• _Aim of the exercise_: Copy the data exactly as it appears, and do not include any pictures.

----------------

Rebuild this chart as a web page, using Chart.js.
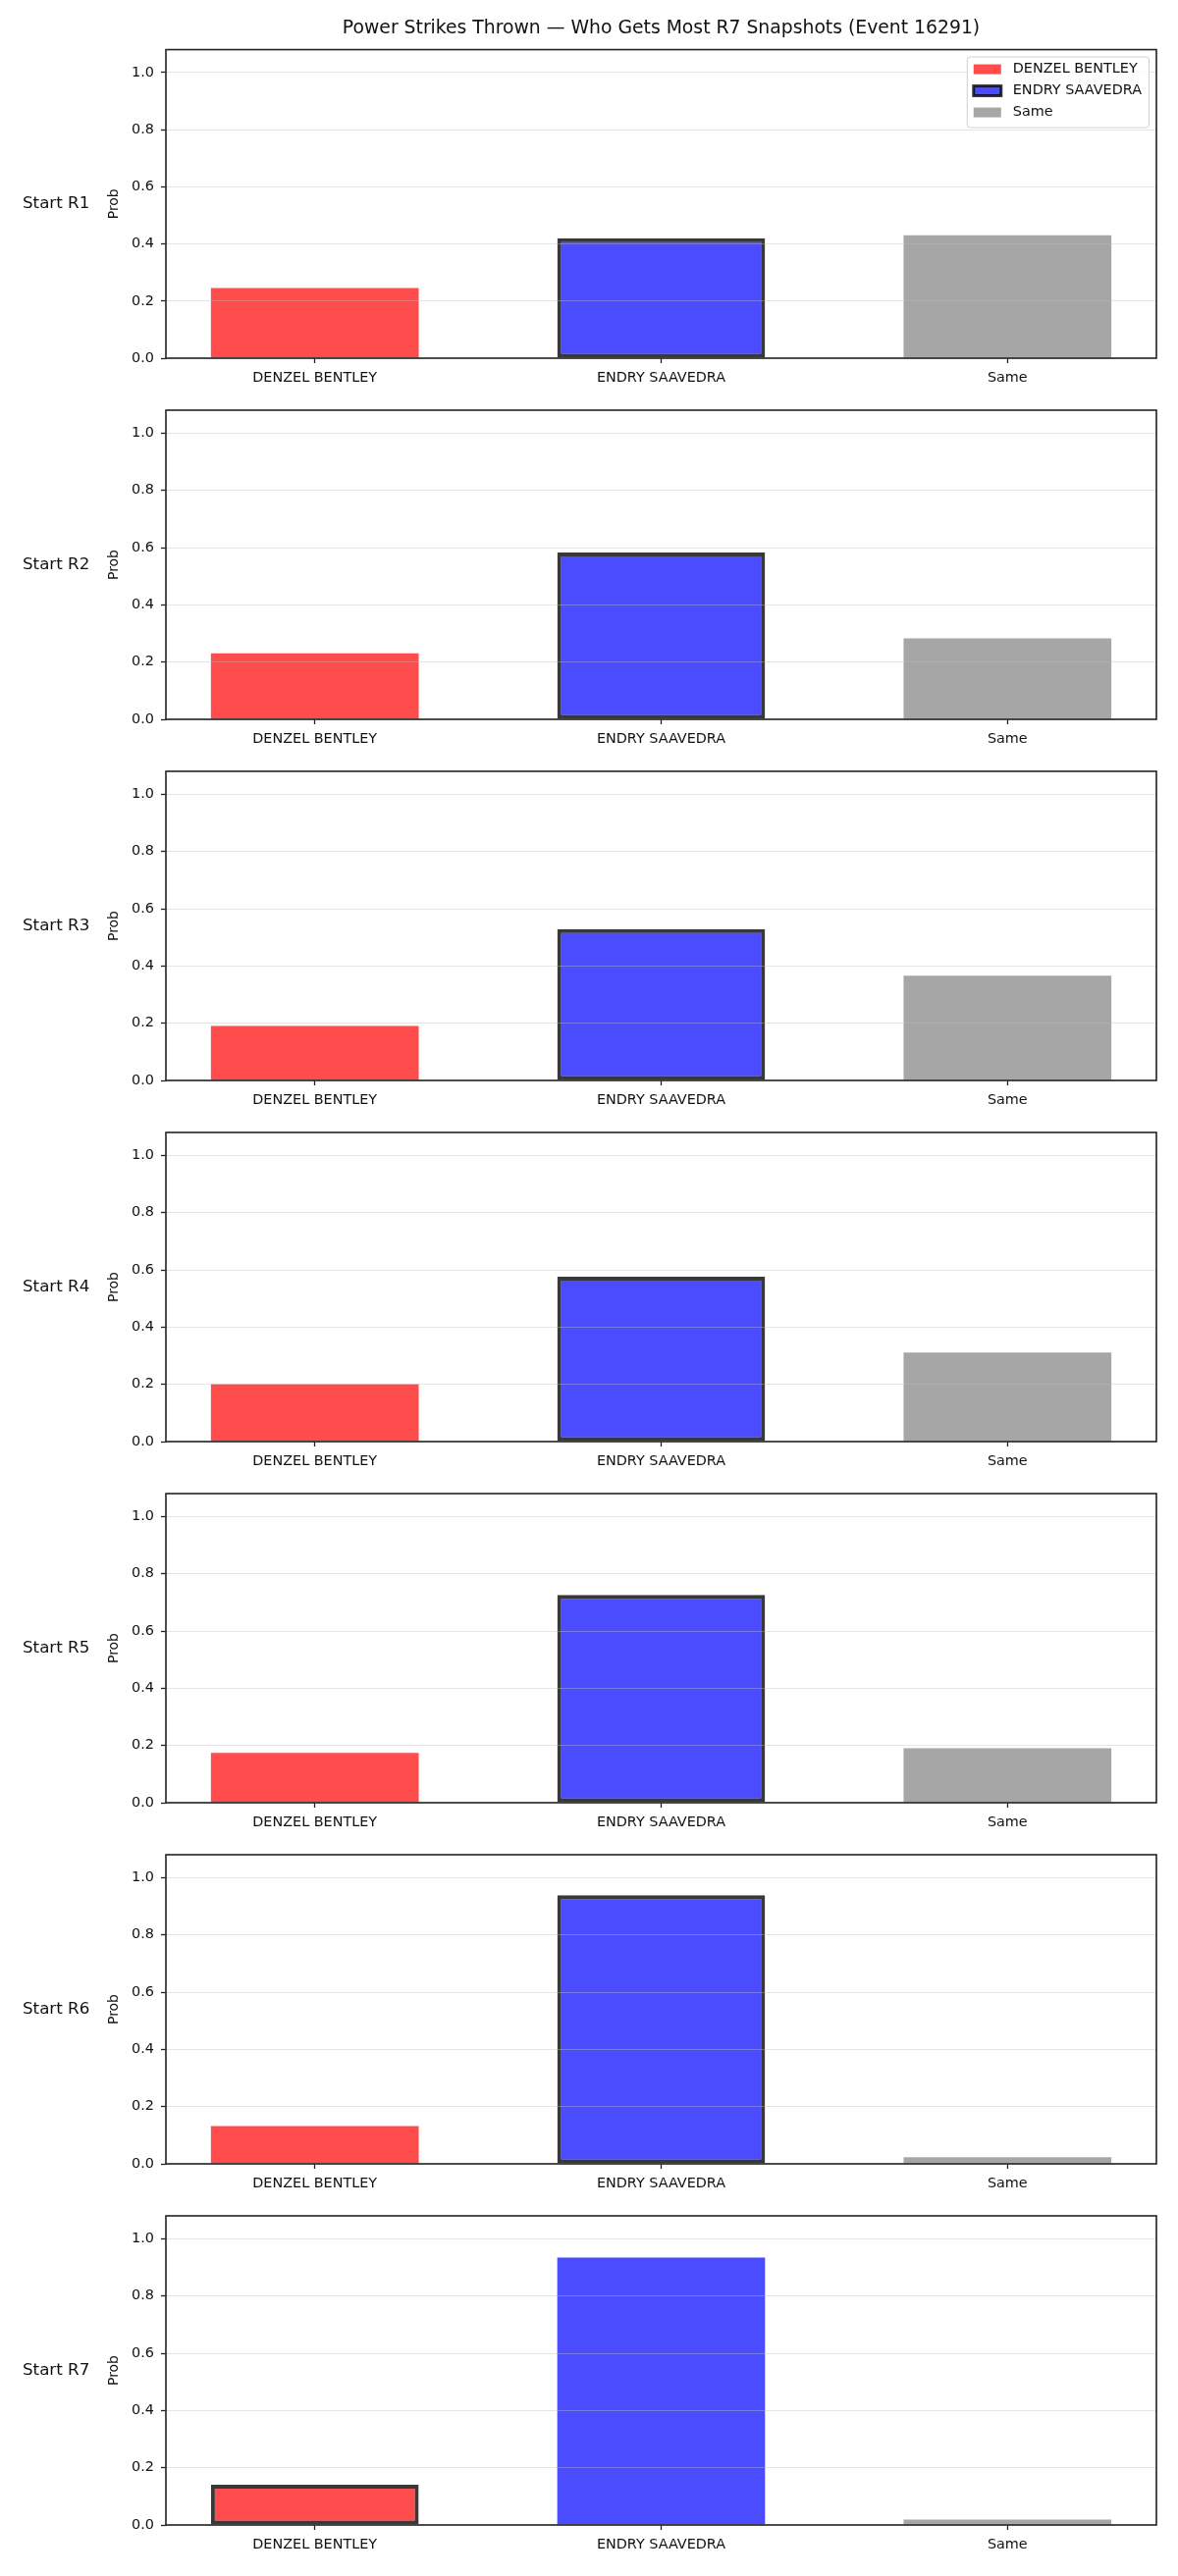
<!DOCTYPE html>
<html>
<head>
<meta charset="utf-8">
<title>Power Strikes Thrown</title>
<script src="https://cdn.jsdelivr.net/npm/chart.js@4.4.1/dist/chart.umd.min.js"></script>
<style>
    body { margin: 0; background: #fff; }
    #wrap { position: relative; width: 1200px; height: 2625px; }
    #wrap canvas { position: absolute; left: 0; }
</style>
</head>
<body>
<div id="wrap"></div>
<script>
// Data, one value per round
const categories = ['DENZEL BENTLEY', 'ENDRY SAAVEDRA', 'Same'];
const rounds = ['Start R1', 'Start R2', 'Start R3', 'Start R4', 'Start R5', 'Start R6', 'Start R7'];
const denzelProb = [0.246, 0.231, 0.190, 0.201, 0.174, 0.132, 0.141];
const endryProb = [0.420, 0.583, 0.529, 0.576, 0.726, 0.939, 0.934];
const sameProb = [0.430, 0.283, 0.366, 0.311, 0.190, 0.023, 0.019];
const highlighted = [1, 1, 1, 1, 1, 1, 0]; // bar drawn with a dark outline
const yTicks = [0, 0.2, 0.4, 0.6, 0.8, 1.0];

const TITLE = 'Power Strikes Thrown \u2014 Who Gets Most R7 Snapshots (Event 16291)';
const barColors = ['rgba(255, 0, 0, 0.7)', 'rgba(0, 0, 255, 0.7)', 'rgba(128, 128, 128, 0.7)'];
const outline = 'rgba(0, 0, 0, 0.78)';

const PANEL_TOP = 50, PANEL_STEP = 368, PLOT_H = 315, XAXIS_H = 43, PAD_TOP = 20;
const SMALL = 14.4;

Chart.defaults.font.family = "'DejaVu Sans', sans-serif";
Chart.defaults.font.size = SMALL;
Chart.defaults.color = '#111';

// box around the plot area
const framePlugin = {
    id: 'frame',
    afterDraw(chart) {
        const { ctx, chartArea: a } = chart;
        ctx.save();
        ctx.strokeStyle = '#222';
        ctx.lineWidth = 1.6;
        ctx.strokeRect(a.left, a.top, a.right - a.left, a.bottom - a.top);
        ctx.restore();
    }
};

// "Start Rn" label on the far left
const rowLabelPlugin = {
    id: 'rowLabel',
    afterDraw(chart, args, opts) {
        const { ctx, chartArea: a } = chart;
        ctx.save();
        ctx.font = "16.7px 'DejaVu Sans', sans-serif";
        ctx.fillStyle = '#111';
        ctx.textAlign = 'left';
        ctx.textBaseline = 'middle';
        ctx.fillText(opts.text, 23, (a.top + a.bottom) / 2);
        ctx.restore();
    }
};

// matplotlib-like legend box in the upper right of the first panel
const boxLegendPlugin = {
    id: 'boxLegend',
    afterDraw(chart, args, opts) {
        if (!opts.show) return;
        const { ctx, chartArea: a } = chart;
        ctx.save();
        ctx.font = SMALL + "px 'DejaVu Sans', sans-serif";
        const textW = Math.max(...categories.map(c => ctx.measureText(c).width));
        const w = 7 + 28 + 12 + textW + 7;
        const h = 72;
        const x = a.right - 8 - w;
        const y = a.top + 7;

        ctx.fillStyle = 'rgba(255, 255, 255, 0.85)';
        ctx.strokeStyle = '#d0d0d0';
        ctx.lineWidth = 1;
        ctx.beginPath();
        ctx.roundRect(x + 0.5, y + 0.5, w, h, 3);
        ctx.fill();
        ctx.stroke();

        categories.forEach((c, i) => {
            const cy = y + 13 + i * 22;
            ctx.fillStyle = barColors[i];
            ctx.fillRect(x + 7, cy - 5, 28, 10);
            if (i === opts.highlight) {
                ctx.strokeStyle = outline;
                ctx.lineWidth = 3;
                ctx.strokeRect(x + 7, cy - 5, 28, 10);
            }
            ctx.fillStyle = '#111';
            ctx.textAlign = 'left';
            ctx.textBaseline = 'middle';
            ctx.fillText(c, x + 47, cy);
        });
        ctx.restore();
    }
};

const wrap = document.getElementById('wrap');

rounds.forEach((label, r) => {
    const first = r === 0;
    const canvas = document.createElement('canvas');
    canvas.width = 1200;
    canvas.height = (first ? PANEL_TOP : PAD_TOP) + PLOT_H + XAXIS_H;
    canvas.style.top = (first ? 0 : PANEL_TOP + PANEL_STEP * r - PAD_TOP) + 'px';
    wrap.appendChild(canvas);

    const values = [denzelProb[r], endryProb[r], sameProb[r]];

    new Chart(canvas, {
        type: 'bar',
        data: {
            datasets: [{
                data: values.map((v, i) => ({ x: i, y: v })),
                backgroundColor: barColors,
                borderColor: outline,
                borderWidth: values.map((v, i) => i === highlighted[r] ? 4 : 0),
                borderSkipped: false,
                categoryPercentage: 1,
                barPercentage: 0.6
            }]
        },
        options: {
            responsive: false,
            animation: false,
            layout: { padding: { top: first ? 0 : PAD_TOP, right: 22, left: 0, bottom: 0 } },
            plugins: {
                legend: { display: false },
                tooltip: { enabled: false },
                title: {
                    display: first,
                    text: TITLE,
                    fullSize: false,
                    color: '#111',
                    font: { size: 18.8, weight: 'normal' },
                    padding: { top: 18, bottom: 10 }
                },
                rowLabel: { text: label },
                boxLegend: { show: first, highlight: highlighted[r] }
            },
            scales: {
                x: {
                    type: 'linear',
                    min: -0.43,
                    max: 2.43,
                    offset: false,
                    afterBuildTicks: s => { s.ticks = categories.map((c, i) => ({ value: i })); },
                    afterFit: s => { s.height = XAXIS_H; },
                    ticks: { callback: v => categories[v], padding: 7, maxRotation: 0, autoSkip: false },
                    grid: { offset: false, drawOnChartArea: false, tickLength: 5, tickColor: '#222', tickWidth: 1.3 },
                    border: { display: false }
                },
                y: {
                    min: 0,
                    max: 1.08,
                    afterBuildTicks: s => { s.ticks = yTicks.map(v => ({ value: v })); },
                    afterFit: s => { s.width = 169; },
                    ticks: { callback: v => v.toFixed(1), padding: 7 },
                    grid: { color: 'rgba(190, 190, 190, 0.4)', lineWidth: 1, tickLength: 5, tickColor: '#222', tickWidth: 1.3, z: 1 },
                    border: { display: false },
                    title: { display: true, text: 'Prob', padding: { top: 108, bottom: 0 }, font: { size: 13.9 } }
                }
            }
        },
        plugins: [framePlugin, rowLabelPlugin, boxLegendPlugin]
    });
});
</script>
</body>
</html>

----------------

• _Full output_:
Rebuild this chart as a web page, using Chart.js.
<!DOCTYPE html>
<html>
<head>
<meta charset="utf-8">
<title>Power Strikes Thrown</title>
<script src="https://cdn.jsdelivr.net/npm/chart.js@4.4.1/dist/chart.umd.min.js"></script>
<style>
    body { margin: 0; background: #fff; }
    #wrap { position: relative; width: 1200px; height: 2625px; }
    #wrap canvas { position: absolute; left: 0; }
</style>
</head>
<body>
<div id="wrap"></div>
<script>
// Data, one value per round
const categories = ['DENZEL BENTLEY', 'ENDRY SAAVEDRA', 'Same'];
const rounds = ['Start R1', 'Start R2', 'Start R3', 'Start R4', 'Start R5', 'Start R6', 'Start R7'];
const denzelProb = [0.246, 0.231, 0.190, 0.201, 0.174, 0.132, 0.141];
const endryProb = [0.420, 0.583, 0.529, 0.576, 0.726, 0.939, 0.934];
const sameProb = [0.430, 0.283, 0.366, 0.311, 0.190, 0.023, 0.019];
const highlighted = [1, 1, 1, 1, 1, 1, 0]; // bar drawn with a dark outline
const yTicks = [0, 0.2, 0.4, 0.6, 0.8, 1.0];

const TITLE = 'Power Strikes Thrown \u2014 Who Gets Most R7 Snapshots (Event 16291)';
const barColors = ['rgba(255, 0, 0, 0.7)', 'rgba(0, 0, 255, 0.7)', 'rgba(128, 128, 128, 0.7)'];
const outline = 'rgba(0, 0, 0, 0.78)';

const PANEL_TOP = 50, PANEL_STEP = 368, PLOT_H = 315, XAXIS_H = 43, PAD_TOP = 20;
const SMALL = 14.4;

Chart.defaults.font.family = "'DejaVu Sans', sans-serif";
Chart.defaults.font.size = SMALL;
Chart.defaults.color = '#111';

// box around the plot area
const framePlugin = {
    id: 'frame',
    afterDraw(chart) {
        const { ctx, chartArea: a } = chart;
        ctx.save();
        ctx.strokeStyle = '#222';
        ctx.lineWidth = 1.6;
        ctx.strokeRect(a.left, a.top, a.right - a.left, a.bottom - a.top);
        ctx.restore();
    }
};

// "Start Rn" label on the far left
const rowLabelPlugin = {
    id: 'rowLabel',
    afterDraw(chart, args, opts) {
        const { ctx, chartArea: a } = chart;
        ctx.save();
        ctx.font = "16.7px 'DejaVu Sans', sans-serif";
        ctx.fillStyle = '#111';
        ctx.textAlign = 'left';
        ctx.textBaseline = 'middle';
        ctx.fillText(opts.text, 23, (a.top + a.bottom) / 2);
        ctx.restore();
    }
};

// matplotlib-like legend box in the upper right of the first panel
const boxLegendPlugin = {
    id: 'boxLegend',
    afterDraw(chart, args, opts) {
        if (!opts.show) return;
        const { ctx, chartArea: a } = chart;
        ctx.save();
        ctx.font = SMALL + "px 'DejaVu Sans', sans-serif";
        const textW = Math.max(...categories.map(c => ctx.measureText(c).width));
        const w = 7 + 28 + 12 + textW + 7;
        const h = 72;
        const x = a.right - 8 - w;
        const y = a.top + 7;

        ctx.fillStyle = 'rgba(255, 255, 255, 0.85)';
        ctx.strokeStyle = '#d0d0d0';
        ctx.lineWidth = 1;
        ctx.beginPath();
        ctx.roundRect(x + 0.5, y + 0.5, w, h, 3);
        ctx.fill();
        ctx.stroke();

        categories.forEach((c, i) => {
            const cy = y + 13 + i * 22;
            ctx.fillStyle = barColors[i];
            ctx.fillRect(x + 7, cy - 5, 28, 10);
            if (i === opts.highlight) {
                ctx.strokeStyle = outline;
                ctx.lineWidth = 3;
                ctx.strokeRect(x + 7, cy - 5, 28, 10);
            }
            ctx.fillStyle = '#111';
            ctx.textAlign = 'left';
            ctx.textBaseline = 'middle';
            ctx.fillText(c, x + 47, cy);
        });
        ctx.restore();
    }
};

const wrap = document.getElementById('wrap');

rounds.forEach((label, r) => {
    const first = r === 0;
    const canvas = document.createElement('canvas');
    canvas.width = 1200;
    canvas.height = (first ? PANEL_TOP : PAD_TOP) + PLOT_H + XAXIS_H;
    canvas.style.top = (first ? 0 : PANEL_TOP + PANEL_STEP * r - PAD_TOP) + 'px';
    wrap.appendChild(canvas);

    const values = [denzelProb[r], endryProb[r], sameProb[r]];

    new Chart(canvas, {
        type: 'bar',
        data: {
            datasets: [{
                data: values.map((v, i) => ({ x: i, y: v })),
                backgroundColor: barColors,
                borderColor: outline,
                borderWidth: values.map((v, i) => i === highlighted[r] ? 4 : 0),
                borderSkipped: false,
                categoryPercentage: 1,
                barPercentage: 0.6
            }]
        },
        options: {
            responsive: false,
            animation: false,
            layout: { padding: { top: first ? 0 : PAD_TOP, right: 22, left: 0, bottom: 0 } },
            plugins: {
                legend: { display: false },
                tooltip: { enabled: false },
                title: {
                    display: first,
                    text: TITLE,
                    fullSize: false,
                    color: '#111',
                    font: { size: 18.8, weight: 'normal' },
                    padding: { top: 18, bottom: 10 }
                },
                rowLabel: { text: label },
                boxLegend: { show: first, highlight: highlighted[r] }
            },
            scales: {
                x: {
                    type: 'linear',
                    min: -0.43,
                    max: 2.43,
                    offset: false,
                    afterBuildTicks: s => { s.ticks = categories.map((c, i) => ({ value: i })); },
                    afterFit: s => { s.height = XAXIS_H; },
                    ticks: { callback: v => categories[v], padding: 7, maxRotation: 0, autoSkip: false },
                    grid: { offset: false, drawOnChartArea: false, tickLength: 5, tickColor: '#222', tickWidth: 1.3 },
                    border: { display: false }
                },
                y: {
                    min: 0,
                    max: 1.08,
                    afterBuildTicks: s => { s.ticks = yTicks.map(v => ({ value: v })); },
                    afterFit: s => { s.width = 169; },
                    ticks: { callback: v => v.toFixed(1), padding: 7 },
                    grid: { color: 'rgba(190, 190, 190, 0.4)', lineWidth: 1, tickLength: 5, tickColor: '#222', tickWidth: 1.3, z: 1 },
                    border: { display: false },
                    title: { display: true, text: 'Prob', padding: { top: 108, bottom: 0 }, font: { size: 13.9 } }
                }
            }
        },
        plugins: [framePlugin, rowLabelPlugin, boxLegendPlugin]
    });
});
</script>
</body>
</html>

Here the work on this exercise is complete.